Monday, January 10, 2022

Agile is Ethical and About Squashing Trolls.


In the early days of internet communities, the conversation was limited to bulletin board systems and the early attempts at instant messaging.  It was a wild and unregulated era.  People got into an intense discussion that would degenerate into personal attacks known as “flame-wars.” Often the online conversation would be a mix of community building and toxic misanthropy.  Other times, communities would sprout up and become repositories for wisdom and trivia in equal measure.  To be an early adopter of the internet, you learn to find the good stuff and avoid the poison.  

The most dangerous people in this new world were called trolls.  According to The Guardian newspaper, they are the type of internet user “…who posts a deliberately erroneous or antagonistic message to a newsgroup or a similar forum intending to elicit a hostile or corrective response.”   Today, social media and the internet appear overrun with these trolls looking to monetize the attention into fame and fortune.  Today on the blog, I want to deal with a troll spreading disinformation about the agile movement. 

Dealing with internet trolls is often like wrestling a pig in a mud puddle.  After lots of exertion, you are dirty and exhausted, and the pig appreciates the exercise.  When a troll is denied the nourishment of attention, the internet troll moves to another topic or potential victim.  It is why a common source of wisdom on the web is “don’t feed the trolls.”  

I spend plenty of time on the professional network LinkedIn.  It is a way to keep in touch with old colleagues and stay on top of industry trends.  Daily, I see articles from solemn people talking about why agile does not work.  Many of these articles follow a similar template and often boil down to organizations being unable or unwilling to apply the information they discover during the agile process to improve.  I liken it to a person who knows they have to quit drinking but journeys to the liquor store because they cannot fathom a life without alcohol.  This week was an exception because someone seeking attention posted an article saying agile was unethical.  I have dedicated my entire career to ethics and agile.  To have someone accuse the agile reformation of being unethical felt like a grievous insult to everything I have stood for professionally.  

Agile, emphasizing transparency and empiricism, is the height of ethical business behavior.  Customers deserve collaboration instead of lengthy contract negotiations.  The manifesto talks about working software being a principal measure of success.  Rather than sticking to a plan, an agile professional will respond to changing conditions and market plans, and being an agile professional means being deadline-focused.  Finally, agile requires you to be good with people and practice radical candor along with dynamic leadership. 

Agile is an accepted part of technology organizations and global business because it works, and its practitioners embrace the highest ethical standards.  The business world is harsh, but it will not tolerate frauds and grifters.  A grifter will alienate everyone and then no one will do business with them, and eventually, a fraud will get caught and go to jail.  

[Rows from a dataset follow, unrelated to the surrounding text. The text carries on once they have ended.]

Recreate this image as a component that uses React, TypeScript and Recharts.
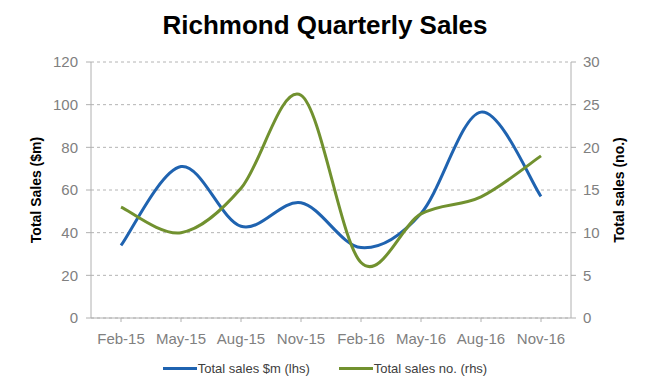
import React from "react";
import { LineChart, Line, XAxis, YAxis, CartesianGrid } from "recharts";

const quarters = ["Feb-15", "May-15", "Aug-15", "Nov-15", "Feb-16", "May-16", "Aug-16", "Nov-16"];
const salesValue = [34, 71, 43, 54, 33, 49, 96.5, 57];
const salesCount = [13, 10, 15.2, 26.1, 6.5, 12.2, 14.2, 19];
const lhsTicks = [0, 20, 40, 60, 80, 100, 120];
const rhsTicks = [0, 5, 10, 15, 20, 25, 30];

const data = quarters.map((q, i) => ({ q, value: salesValue[i], count: salesCount[i] }));

const BLUE = "#1f63b0";
const GREEN = "#71912f";
const GREY = "#808080";
const FONT = "'Liberation Sans', Arial, sans-serif";

// Excel-like smoothing (Catmull-Rom style bezier, 1/6 control offsets)
function excelSmooth(context: any) {
  let pts: number[][] = [];
  return {
    areaStart() {},
    areaEnd() {},
    lineStart() {
      pts = [];
    },
    point(x: number, y: number) {
      pts.push([+x, +y]);
    },
    lineEnd() {
      if (!pts.length) return;
      context.moveTo(pts[0][0], pts[0][1]);
      for (let i = 0; i < pts.length - 1; i++) {
        const p0 = pts[Math.max(i - 1, 0)];
        const p1 = pts[i];
        const p2 = pts[i + 1];
        const p3 = pts[Math.min(i + 2, pts.length - 1)];
        context.bezierCurveTo(
          p1[0] + (p2[0] - p0[0]) / 6,
          p1[1] + (p2[1] - p0[1]) / 6,
          p2[0] - (p3[0] - p1[0]) / 6,
          p2[1] - (p3[1] - p1[1]) / 6,
          p2[0],
          p2[1]
        );
      }
    },
  };
}

const tickStyle = { fill: GREY, fontSize: 15, fontFamily: FONT };

export default function App() {
  return (
    <div style={{ position: "absolute", left: 0, top: 0, width: 650, height: 392, background: "#fff", fontFamily: FONT }}>
      <div style={{ position: "absolute", left: 0, top: 10, width: 650, textAlign: "center", fontSize: 26, fontWeight: "bold", color: "#000" }}>
        Richmond Quarterly Sales
      </div>
      <div style={{ position: "absolute", left: 36, top: 190, transform: "translate(-50%, -50%) rotate(-90deg)", whiteSpace: "nowrap", fontSize: 14, fontWeight: "bold", color: "#000" }}>
        Total Sales ($m)
      </div>
      <div style={{ position: "absolute", left: 619, top: 190, transform: "translate(-50%, -50%) rotate(-90deg)", whiteSpace: "nowrap", fontSize: 14, fontWeight: "bold", color: "#000" }}>
        Total sales (no.)
      </div>
      <LineChart
        width={650}
        height={392}
        data={data}
        margin={{ top: 62, right: 0, left: 0, bottom: 44 }}
        style={{ position: "absolute", left: 0, top: 0 }}
      >
        <CartesianGrid vertical={false} stroke="#b4b4b4" strokeDasharray="3 3" yAxisId="lhs" />
        <XAxis
          dataKey="q"
          height={30}
          padding={{ left: 30, right: 30 }}
          tick={tickStyle}
          tickSize={4}
          tickMargin={11}
          stroke="#b0b0b0"
          interval={0}
        />
        <YAxis
          yAxisId="lhs"
          width={91}
          domain={[0, 120]}
          ticks={lhsTicks}
          tick={tickStyle}
          tickSize={5}
          tickMargin={8}
          stroke="#b0b0b0"
        />
        <YAxis
          yAxisId="rhs"
          orientation="right"
          width={79}
          domain={[0, 30]}
          ticks={rhsTicks}
          tick={{ ...tickStyle, textAnchor: "start" }}
          tickSize={5}
          tickMargin={7}
          stroke="#b0b0b0"
        />
        <Line
          yAxisId="lhs"
          dataKey="value"
          type={excelSmooth as any}
          stroke={BLUE}
          strokeWidth={3}
          dot={false}
          isAnimationActive={false}
        />
        <Line
          yAxisId="rhs"
          dataKey="count"
          type={excelSmooth as any}
          stroke={GREEN}
          strokeWidth={3}
          dot={false}
          isAnimationActive={false}
        />
      </LineChart>
      <div style={{ position: "absolute", left: 0, top: 361, width: 650, display: "flex", justifyContent: "center", alignItems: "center", fontSize: 13, color: "#404040" }}>
        <span style={{ display: "inline-block", width: 34, height: 3, background: BLUE, marginRight: 1 }} />
        <span style={{ marginRight: 29 }}>Total sales $m (lhs)</span>
        <span style={{ display: "inline-block", width: 34, height: 3, background: GREEN, marginRight: 1 }} />
        <span>Total sales no. (rhs)</span>
      </div>
    </div>
  );
}
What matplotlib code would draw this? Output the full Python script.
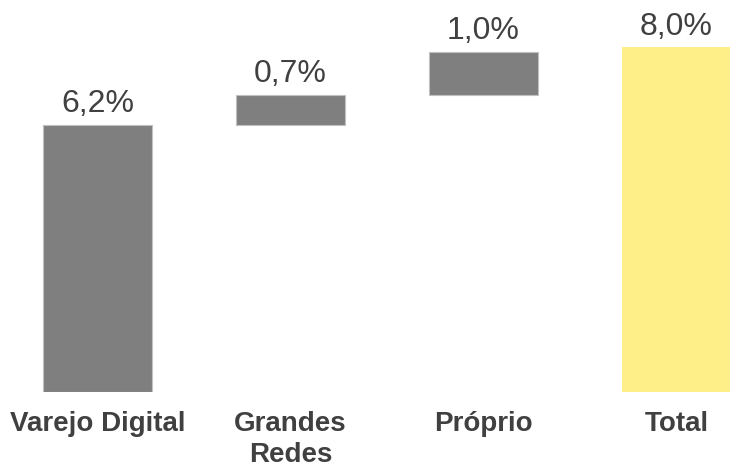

Finding an audience is difficult on the internet.  It does not excuse spreading misinformation or outright falsehoods.  Often you feel like a mime in a mosh pit wanting to express yourself and receive the attention you deserve.  When I made my predictions about 2022, I said I wanted to fight misinformation.  Any accusation that Agile is unethical for business should receive a dose of skepticism.  I have paid a high price to be an ethical technology professional and speak truth to power.  I will not feed trolls by letting them get away with spreading erroneous information.